#### [What you should do]
Set down the data below from its first line to the line holding "false, true, false];", inclusive; omit all pictures.

#### [Data provided]

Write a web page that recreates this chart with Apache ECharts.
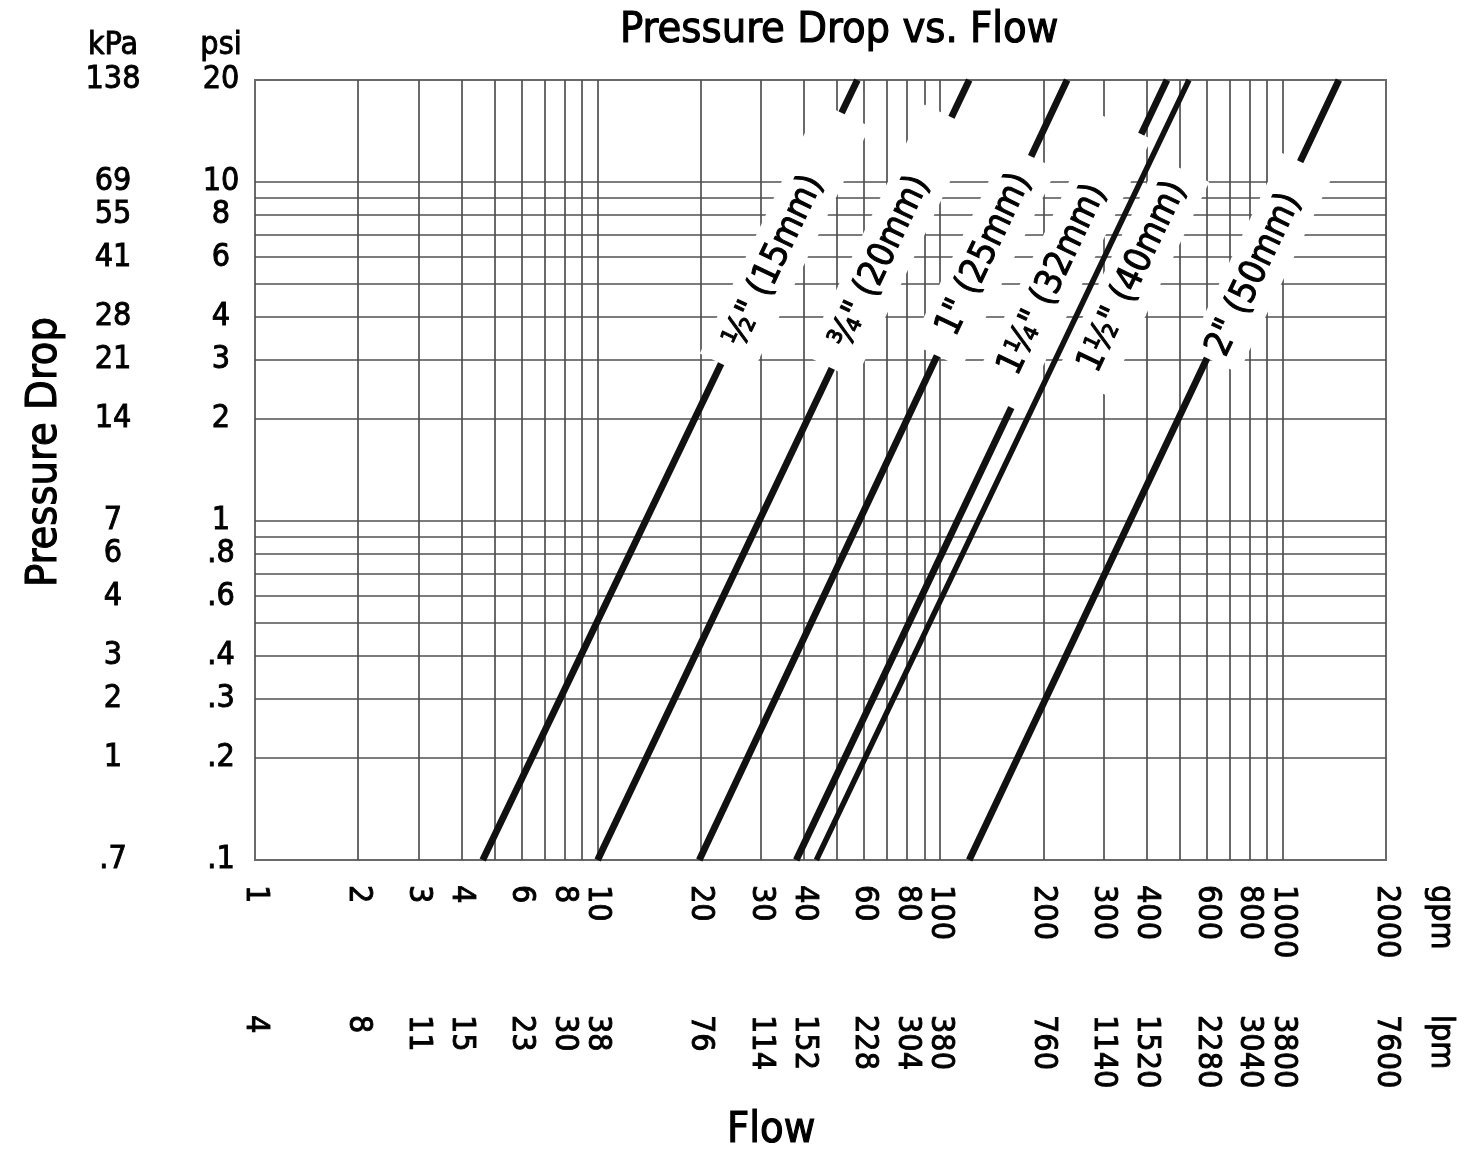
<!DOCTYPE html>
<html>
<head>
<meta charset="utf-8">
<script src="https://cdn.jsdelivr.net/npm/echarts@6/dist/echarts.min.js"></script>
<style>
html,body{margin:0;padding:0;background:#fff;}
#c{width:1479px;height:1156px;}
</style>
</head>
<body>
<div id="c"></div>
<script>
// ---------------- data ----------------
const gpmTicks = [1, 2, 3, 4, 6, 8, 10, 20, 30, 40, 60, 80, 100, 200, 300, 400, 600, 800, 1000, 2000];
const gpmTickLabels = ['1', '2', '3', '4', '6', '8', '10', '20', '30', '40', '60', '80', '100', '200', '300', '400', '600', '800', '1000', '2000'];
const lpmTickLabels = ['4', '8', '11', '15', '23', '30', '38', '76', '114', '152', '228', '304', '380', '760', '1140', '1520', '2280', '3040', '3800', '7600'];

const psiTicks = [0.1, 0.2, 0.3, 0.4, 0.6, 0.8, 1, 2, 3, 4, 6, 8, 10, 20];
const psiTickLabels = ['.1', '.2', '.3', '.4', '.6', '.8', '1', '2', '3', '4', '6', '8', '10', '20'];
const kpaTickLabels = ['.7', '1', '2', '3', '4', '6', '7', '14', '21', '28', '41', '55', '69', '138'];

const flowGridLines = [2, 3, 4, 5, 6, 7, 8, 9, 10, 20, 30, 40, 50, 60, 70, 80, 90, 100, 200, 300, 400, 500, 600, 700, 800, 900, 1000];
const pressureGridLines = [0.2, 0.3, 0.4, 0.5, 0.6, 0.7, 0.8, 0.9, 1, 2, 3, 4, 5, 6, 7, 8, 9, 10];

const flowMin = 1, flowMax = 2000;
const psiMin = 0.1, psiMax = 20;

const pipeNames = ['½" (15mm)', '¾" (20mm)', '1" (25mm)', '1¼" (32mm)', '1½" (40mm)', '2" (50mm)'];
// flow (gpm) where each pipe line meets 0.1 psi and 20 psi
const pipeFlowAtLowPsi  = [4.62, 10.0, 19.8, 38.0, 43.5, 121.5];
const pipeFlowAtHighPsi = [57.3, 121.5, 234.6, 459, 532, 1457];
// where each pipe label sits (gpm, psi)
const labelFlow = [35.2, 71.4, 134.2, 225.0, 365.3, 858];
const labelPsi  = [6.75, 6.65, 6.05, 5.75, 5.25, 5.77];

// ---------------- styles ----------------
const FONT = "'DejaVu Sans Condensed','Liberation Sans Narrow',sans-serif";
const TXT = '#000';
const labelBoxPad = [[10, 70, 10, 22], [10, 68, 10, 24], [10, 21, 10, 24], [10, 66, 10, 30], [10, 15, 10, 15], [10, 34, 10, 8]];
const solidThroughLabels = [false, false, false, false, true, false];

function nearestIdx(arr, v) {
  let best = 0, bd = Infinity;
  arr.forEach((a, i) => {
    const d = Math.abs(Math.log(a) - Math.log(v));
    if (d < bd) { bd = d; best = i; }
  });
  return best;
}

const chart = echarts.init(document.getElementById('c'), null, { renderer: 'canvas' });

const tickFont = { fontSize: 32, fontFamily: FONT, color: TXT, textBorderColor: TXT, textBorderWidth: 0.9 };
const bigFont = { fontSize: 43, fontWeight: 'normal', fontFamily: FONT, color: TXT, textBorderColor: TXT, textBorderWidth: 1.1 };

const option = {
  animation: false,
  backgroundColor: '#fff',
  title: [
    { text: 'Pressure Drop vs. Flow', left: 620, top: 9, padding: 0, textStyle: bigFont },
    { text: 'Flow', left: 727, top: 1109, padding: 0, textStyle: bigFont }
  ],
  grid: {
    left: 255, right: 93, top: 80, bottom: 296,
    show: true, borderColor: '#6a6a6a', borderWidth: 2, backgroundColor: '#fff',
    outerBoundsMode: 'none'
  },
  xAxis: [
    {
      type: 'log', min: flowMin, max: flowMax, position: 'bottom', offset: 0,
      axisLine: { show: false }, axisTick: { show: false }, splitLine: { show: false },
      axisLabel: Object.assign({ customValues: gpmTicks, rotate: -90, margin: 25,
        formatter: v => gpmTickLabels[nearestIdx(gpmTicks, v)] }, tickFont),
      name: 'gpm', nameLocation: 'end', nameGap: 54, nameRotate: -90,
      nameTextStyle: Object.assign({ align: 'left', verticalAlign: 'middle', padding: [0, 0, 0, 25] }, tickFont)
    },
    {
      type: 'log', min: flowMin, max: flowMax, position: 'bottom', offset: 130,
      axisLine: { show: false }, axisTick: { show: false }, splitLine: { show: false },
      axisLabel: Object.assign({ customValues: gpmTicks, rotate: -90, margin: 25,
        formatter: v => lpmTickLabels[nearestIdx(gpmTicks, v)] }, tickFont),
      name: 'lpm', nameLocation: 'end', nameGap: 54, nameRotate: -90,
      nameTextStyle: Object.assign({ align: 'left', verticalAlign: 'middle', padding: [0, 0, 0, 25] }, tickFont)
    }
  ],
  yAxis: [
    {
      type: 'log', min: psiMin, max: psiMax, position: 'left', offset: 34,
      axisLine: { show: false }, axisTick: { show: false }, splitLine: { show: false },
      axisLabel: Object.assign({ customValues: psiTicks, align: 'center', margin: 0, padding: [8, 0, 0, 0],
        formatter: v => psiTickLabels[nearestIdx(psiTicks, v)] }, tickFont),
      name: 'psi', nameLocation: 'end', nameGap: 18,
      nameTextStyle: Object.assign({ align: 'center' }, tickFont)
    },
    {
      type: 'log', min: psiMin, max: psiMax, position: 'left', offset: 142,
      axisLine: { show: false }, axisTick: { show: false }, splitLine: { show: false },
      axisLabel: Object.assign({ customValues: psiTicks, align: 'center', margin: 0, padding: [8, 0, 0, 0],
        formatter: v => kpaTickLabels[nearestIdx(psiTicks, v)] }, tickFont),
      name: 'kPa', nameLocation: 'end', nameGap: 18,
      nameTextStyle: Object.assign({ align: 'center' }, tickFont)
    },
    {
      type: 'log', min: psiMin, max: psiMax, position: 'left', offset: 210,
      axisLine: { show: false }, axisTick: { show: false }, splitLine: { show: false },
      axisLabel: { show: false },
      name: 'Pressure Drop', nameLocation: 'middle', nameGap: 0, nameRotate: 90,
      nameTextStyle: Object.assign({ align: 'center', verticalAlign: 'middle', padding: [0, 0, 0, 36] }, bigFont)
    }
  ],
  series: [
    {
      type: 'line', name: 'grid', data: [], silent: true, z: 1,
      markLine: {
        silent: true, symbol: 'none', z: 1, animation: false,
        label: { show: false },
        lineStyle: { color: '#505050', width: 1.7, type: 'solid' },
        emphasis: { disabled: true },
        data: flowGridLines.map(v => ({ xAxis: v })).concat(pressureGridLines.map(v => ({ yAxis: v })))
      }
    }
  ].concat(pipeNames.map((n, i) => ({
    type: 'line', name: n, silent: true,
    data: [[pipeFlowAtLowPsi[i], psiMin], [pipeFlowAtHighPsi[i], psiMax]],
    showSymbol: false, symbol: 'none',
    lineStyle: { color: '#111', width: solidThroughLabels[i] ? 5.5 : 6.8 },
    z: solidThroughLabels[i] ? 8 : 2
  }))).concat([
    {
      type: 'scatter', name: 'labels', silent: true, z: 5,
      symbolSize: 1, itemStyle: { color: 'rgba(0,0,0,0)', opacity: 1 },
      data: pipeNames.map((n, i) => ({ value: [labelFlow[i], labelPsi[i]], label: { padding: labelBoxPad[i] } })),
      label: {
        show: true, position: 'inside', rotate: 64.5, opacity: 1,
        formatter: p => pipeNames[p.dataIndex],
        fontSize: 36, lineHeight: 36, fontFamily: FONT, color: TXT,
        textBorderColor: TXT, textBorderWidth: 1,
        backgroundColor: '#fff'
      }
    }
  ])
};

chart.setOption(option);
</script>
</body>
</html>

#### [Result of this task]
Write a web page that recreates this chart with Apache ECharts.
<!DOCTYPE html>
<html>
<head>
<meta charset="utf-8">
<script src="https://cdn.jsdelivr.net/npm/echarts@6/dist/echarts.min.js"></script>
<style>
html,body{margin:0;padding:0;background:#fff;}
#c{width:1479px;height:1156px;}
</style>
</head>
<body>
<div id="c"></div>
<script>
// ---------------- data ----------------
const gpmTicks = [1, 2, 3, 4, 6, 8, 10, 20, 30, 40, 60, 80, 100, 200, 300, 400, 600, 800, 1000, 2000];
const gpmTickLabels = ['1', '2', '3', '4', '6', '8', '10', '20', '30', '40', '60', '80', '100', '200', '300', '400', '600', '800', '1000', '2000'];
const lpmTickLabels = ['4', '8', '11', '15', '23', '30', '38', '76', '114', '152', '228', '304', '380', '760', '1140', '1520', '2280', '3040', '3800', '7600'];

const psiTicks = [0.1, 0.2, 0.3, 0.4, 0.6, 0.8, 1, 2, 3, 4, 6, 8, 10, 20];
const psiTickLabels = ['.1', '.2', '.3', '.4', '.6', '.8', '1', '2', '3', '4', '6', '8', '10', '20'];
const kpaTickLabels = ['.7', '1', '2', '3', '4', '6', '7', '14', '21', '28', '41', '55', '69', '138'];

const flowGridLines = [2, 3, 4, 5, 6, 7, 8, 9, 10, 20, 30, 40, 50, 60, 70, 80, 90, 100, 200, 300, 400, 500, 600, 700, 800, 900, 1000];
const pressureGridLines = [0.2, 0.3, 0.4, 0.5, 0.6, 0.7, 0.8, 0.9, 1, 2, 3, 4, 5, 6, 7, 8, 9, 10];

const flowMin = 1, flowMax = 2000;
const psiMin = 0.1, psiMax = 20;

const pipeNames = ['½" (15mm)', '¾" (20mm)', '1" (25mm)', '1¼" (32mm)', '1½" (40mm)', '2" (50mm)'];
// flow (gpm) where each pipe line meets 0.1 psi and 20 psi
const pipeFlowAtLowPsi  = [4.62, 10.0, 19.8, 38.0, 43.5, 121.5];
const pipeFlowAtHighPsi = [57.3, 121.5, 234.6, 459, 532, 1457];
// where each pipe label sits (gpm, psi)
const labelFlow = [35.2, 71.4, 134.2, 225.0, 365.3, 858];
const labelPsi  = [6.75, 6.65, 6.05, 5.75, 5.25, 5.77];

// ---------------- styles ----------------
const FONT = "'DejaVu Sans Condensed','Liberation Sans Narrow',sans-serif";
const TXT = '#000';
const labelBoxPad = [[10, 70, 10, 22], [10, 68, 10, 24], [10, 21, 10, 24], [10, 66, 10, 30], [10, 15, 10, 15], [10, 34, 10, 8]];
const solidThroughLabels = [false, false, false, false, true, false];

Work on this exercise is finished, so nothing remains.